This code is too inefficient, how can I increase memory and execution efficiency?

Question

I'm trying to complete the following challenge: https://app.codesignal.com/challenge/ZGBMLJXrFfomwYiPs. I have written code that appears to work, however, it is so inefficient that it fails the test (too long to execute and uses too much memory). Are there any ways I can make this more efficient? I'm quite new to building efficient scripts. Someone mentioned "map()" can be used in lieu of "for i in range(1, n)". Thank you Xero Smith and others for the suggestions of optimising it this far:

from functools import reduce
from operator import mul
from itertools import combinations

# Starting from the maximum, we can divide our bag combinations to see the total number of integer factors                                                                                    

def prime_factors(n):
    p = 2
    dct = {}
    while n != 1:
        if n % p:
            p += 1
        else:
            dct[p] = dct.get(p, 0) + 1
            n = n//p
    return dct


def number_of_factors(n):
    return reduce(mul, (i+1 for i in prime_factors(n).values()), 1)


def kinderLevon(bags):
    candies = list()
    for x in (combinations(bags, i) for i in range(1, len(bags)+1)):
        for j in x:
            candies.append(sum(j))
    satisfied_kids = [number_of_factors(i) for i in candies]
    return candies[satisfied_kids.index(max(satisfied_kids))]
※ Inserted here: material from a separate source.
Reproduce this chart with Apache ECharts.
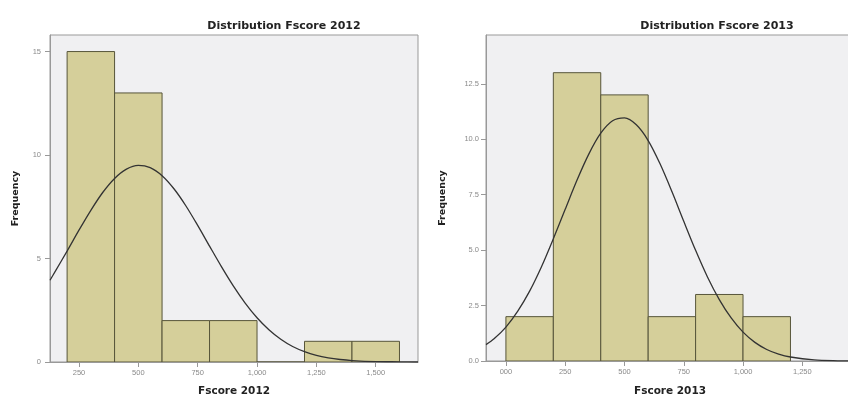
<!DOCTYPE html>
<html>
<head>
<meta charset="utf-8">
<script src="https://cdn.jsdelivr.net/npm/echarts@6/dist/echarts.min.js"></script>
<style>html,body{margin:0;padding:0;background:#fff;}#c{width:848px;height:396px;}</style>
</head>
<body>
<div id="c"></div>
<script>
// ---- data ----
const binEdges2012 = [200, 400, 600, 800, 1000, 1200, 1400, 1600];
const counts2012 = [15, 13, 2, 2, 0, 1, 1];
const binEdges2013 = [0, 200, 400, 600, 800, 1000, 1200];
const counts2013 = [2, 13, 12, 2, 3, 2];
// normal curve points
const curveX2012 = [128, 150, 200, 250, 300, 350, 400, 450, 500, 550, 600, 650, 700, 750, 800, 850, 900, 950, 1000, 1050, 1100, 1150, 1200, 1250, 1300, 1350, 1400, 1500, 1600, 1678];
const curveY2012 = [3.95, 4.38, 5.36, 6.37, 7.33, 8.19, 8.87, 9.32, 9.5, 9.39, 9.0, 8.37, 7.55, 6.6, 5.6, 4.61, 3.68, 2.85, 2.14, 1.56, 1.1, 0.75, 0.5, 0.32, 0.2, 0.12, 0.07, 0.02, 0.01, 0.0];
const curveX2013 = [-84, -50, 0, 50, 100, 150, 200, 250, 300, 350, 400, 450, 500, 550, 600, 650, 700, 750, 800, 850, 900, 950, 1000, 1050, 1100, 1150, 1200, 1300, 1400, 1468];
const curveY2013 = [0.74, 1.0, 1.53, 2.25, 3.15, 4.25, 5.51, 6.84, 8.16, 9.34, 10.27, 10.83, 10.96, 10.65, 9.94, 8.89, 7.64, 6.3, 4.99, 3.79, 2.77, 1.94, 1.3, 0.84, 0.52, 0.31, 0.18, 0.05, 0.01, 0.0];
const xTicks2012 = [250, 500, 750, 1000, 1250, 1500];
const xTicks2013 = [0, 250, 500, 750, 1000, 1250];
const titles = ['Distribution Fscore 2012', 'Distribution Fscore 2013'];
const xNames = ['Fscore 2012', 'Fscore 2013'];
const yName = 'Frequency';

function bins(edges, counts) {
  return counts.map((c, i) => [edges[i], edges[i + 1], c]);
}
function pts(xs, ys) { return xs.map((x, i) => [x, ys[i]]); }
function fmtX(v) {
  if (v === 0) return '000';
  return v.toLocaleString('en-US');
}

const BAR = '#d5cf9a';
const BAR_EDGE = '#57553a';
const FONT = 'DejaVu Sans, Arial, sans-serif';
const LFONT = 'Liberation Sans, Arial, sans-serif';

function renderBar(params, api) {
  const p0 = api.coord([api.value(0), api.value(2)]);
  const p1 = api.coord([api.value(1), 0]);
  return {
    type: 'rect',
    shape: { x: p0[0], y: p0[1], width: p1[0] - p0[0], height: p1[1] - p0[1] },
    style: { fill: BAR, stroke: BAR_EDGE, lineWidth: 1 }
  };
}

const axisLbl = { color: '#8a8a8a', fontSize: 7.5, fontFamily: LFONT };
const axisLnY = { show: true, onZero: false, lineStyle: { color: '#999', width: 1 } };
const axisLnX = { show: true, onZero: false, lineStyle: { color: '#999', width: 1 } };
const tick = { show: true, length: 5, lineStyle: { color: '#999' } };
const titleStyle = { fontSize: 11, fontWeight: 'bold', color: '#222', fontFamily: FONT };
const nameStyle = { fontSize: 10.5, fontWeight: 'bold', color: '#222', fontFamily: FONT };
const yNameStyle = { fontSize: 9.5, fontWeight: 'bold', color: '#222', fontFamily: FONT };

const chart = echarts.init(document.getElementById('c'), null, { renderer: 'canvas' });
chart.setOption({
  animation: false,
  title: [
    { text: titles[0], left: 279, top: 16, textAlign: 'center', textStyle: titleStyle },
    { text: titles[1], left: 712, top: 16, textAlign: 'center', textStyle: titleStyle }
  ],
  grid: [
    { left: 50, top: 35, width: 368, height: 327, show: true, backgroundColor: '#f0f0f2', borderColor: '#999', borderWidth: 1, outerBoundsMode: 'none', containLabel: false },
    { left: 486, top: 35, width: 368, height: 326, show: true, backgroundColor: '#f0f0f2', borderColor: '#999', borderWidth: 1, outerBoundsMode: 'none', containLabel: false }
  ],
  xAxis: [
    { type: 'value', gridIndex: 0, min: 128, max: 1678,
      name: xNames[0], nameLocation: 'middle', nameGap: 24, nameTextStyle: nameStyle,
      axisLine: axisLnX, splitLine: { show: false },
      axisTick: Object.assign({ customValues: xTicks2012 }, tick),
      axisLabel: Object.assign({ customValues: xTicks2012, formatter: fmtX, margin: 7 }, axisLbl) },
    { type: 'value', gridIndex: 1, min: -84, max: 1468,
      name: xNames[1], nameLocation: 'middle', nameGap: 25, nameTextStyle: nameStyle,
      axisLine: axisLnX, splitLine: { show: false },
      axisTick: Object.assign({ customValues: xTicks2013 }, tick),
      axisLabel: Object.assign({ customValues: xTicks2013, formatter: fmtX, margin: 7 }, axisLbl) }
  ],
  yAxis: [
    { type: 'value', gridIndex: 0, min: 0, max: 15.8, interval: 5,
      name: yName, nameLocation: 'middle', nameGap: 29, nameTextStyle: yNameStyle,
      axisLine: axisLnY, axisTick: tick, splitLine: { show: false },
      axisLabel: Object.assign({ margin: 9, showMaxLabel: false, formatter: v => String(v) }, axisLbl) },
    { type: 'value', gridIndex: 1, min: 0, max: 14.7, interval: 2.5,
      name: yName, nameLocation: 'middle', nameGap: 38, nameTextStyle: yNameStyle,
      axisLine: axisLnY, axisTick: tick, splitLine: { show: false },
      axisLabel: Object.assign({ margin: 7, showMaxLabel: false, formatter: v => v.toFixed(1) }, axisLbl) }
  ],
  series: [
    { type: 'custom', xAxisIndex: 0, yAxisIndex: 0, renderItem: renderBar,
      encode: { x: [0, 1], y: 2 }, data: bins(binEdges2012, counts2012), clip: true },
    { type: 'line', xAxisIndex: 0, yAxisIndex: 0, data: pts(curveX2012, curveY2012),
      smooth: 0.3, showSymbol: false, lineStyle: { color: '#333', width: 1.3 }, z: 5 },
    { type: 'custom', xAxisIndex: 1, yAxisIndex: 1, renderItem: renderBar,
      encode: { x: [0, 1], y: 2 }, data: bins(binEdges2013, counts2013), clip: true },
    { type: 'line', xAxisIndex: 1, yAxisIndex: 1, data: pts(curveX2013, curveY2013),
      smooth: 0.3, showSymbol: false, lineStyle: { color: '#333', width: 1.3 }, z: 5 }
  ]
});
</script>
</body>
</html>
Any help would be greatly appreciated.

Thanks,

Aaron

Answer 1

First things first, combinations are iterable. This means you do not have to convert them into lists before you iterate over them; infact it is terribly inefficient to do so.

Next thing that can be improved significantly is your factors procedure. Currently it is linear. We can do better. We can get the number of factors of an integer N via the following algorithm:

1. get the prime factorisation of Nsuch that N = p1^n1 * p2^n2 * ...
2. the number of factors of N is (1+n1) * (1+n2) * ...

see https://www.wikihow.com/Find-How-Many-Factors-Are-in-a-Number for details.

Something else, your current solution has a lot of variables and computations that are not used. Get rid of them.

With these, we get the following which should work:

from functools import reduce
from operator import mul
from itertools import combinations

# Starting from the maximum, we can divide our bag combinations to see the total number of integer factors                                                                                    

def prime_factors(n):
    p = 2
    dct = {}
    while n != 1:
        if n % p:
            p += 1
        else:
            dct[p] = dct.get(p, 0) + 1
            n = n//p
    return dct


def number_of_factors(n):
    return reduce(mul, (i+1 for i in prime_factors(n).values()), 1)


def kinderLevon(bags):
    candies = list()
    for x in (combinations(bags, i) for i in range(1, len(bags)+1)):
        for j in x:
            candies.append(sum(j))
    satisfied_kids = [number_of_factors(i) for i in candies]
    return candies[satisfied_kids.index(max(satisfied_kids))]

Answer 2

Following my comment, I can already identify a memory & complexity improvement. In your factors function since you only need the number of factors, you could only count them instead of storing them.

def factors(n):
    k = 2
    for i in range(2, n//2 +1):
        if n % i == 0:
            k += 1
    return k

EDIT: as suggested in the comments stop the counter earlier.

This actually reduces time complexity for huge numbers, but not really for smaller ones.

This is a much better improvement than the one using list comprehensions (that still allocates memory)

Moreover, it is pointless to allocate your combinations list twice. You're doing

x = list(combinations(bags, i));
for j in list(x):
    ...

The first line you convert a tuple (returned by combinations) into a list, hence duplicating the data. The second line list(x) re-allocates a copy of the list, taking even more memory! There you should really just write:

for j in combination(bags, i):
    ...

As a matter of syntax, please don't use semicolons ; in Python !

Answer 3

Use list comprehensions. The factors function can be transformed like this :

def factors(n):
    return len([i for i in range(1, n + 1) if n % i == 0])